The GOP has rallied around the grassroots tea parties that have sprung up from sea to shining sea.  The rallies, modeled after the Boston Tea Party of Dec. 13, 1773, are conservatives' (some are calling them "teabaggers") response to the policies of the Democrats in Washington.

"After spending weeks mailing tea bags to members of Congress, conservative activists ... plan to hold tea parties to proverbially, "teabag" the White House," MSNBC's Rachel Maddow quipped on her show last week.  [WATCH]

In embracing the "tea bag" term, Republican leadership only lends more weight to suggestions by critics that they are woefully out-of-touch.

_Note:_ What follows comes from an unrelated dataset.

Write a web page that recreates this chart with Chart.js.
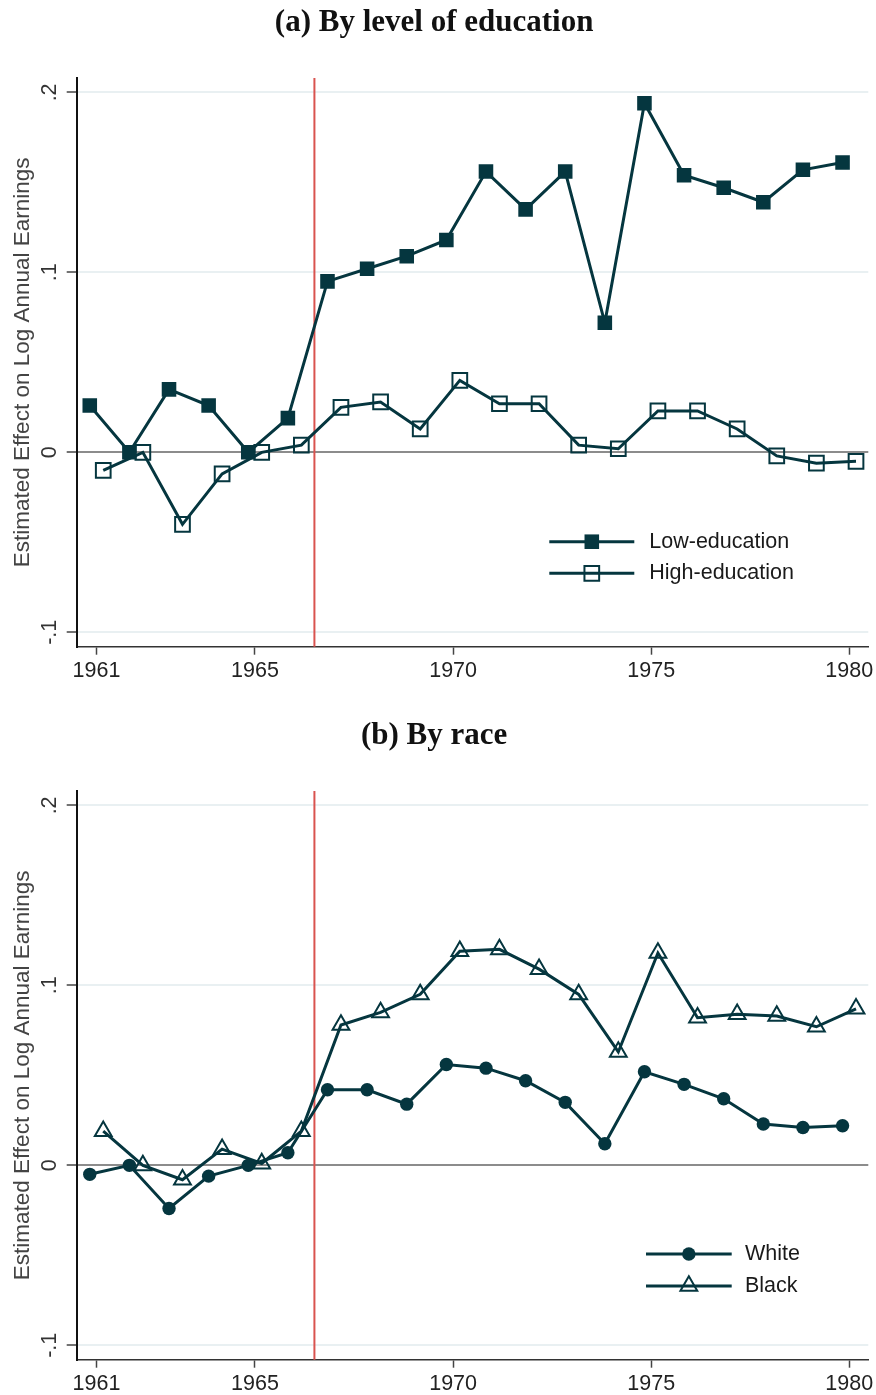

But tell that to the party chairman who awkwardly uses slang to show how "down" the GOP is, we pointed out last week.

Steep in Chicago

In Springfield, nearly 400 protesters gathered outside the Illinois State Capitol demanding government change the way it spends their money.

Protesters waved picket signs saying they were "tea'd off" and liberty was "all the stimulus we need." Some carried large yellow flags saying "Unite or Die," made famous in the 1700's before the American Revolution.

In Chicago, hundreds (thousands?) gathered downtown, chanting "USA! USA! USA!" as speakers talked about high taxes and government bailouts.

And in Naperville, some 500 people gathered outside the Naperville Municipal Center, the Chicago Tribune reported.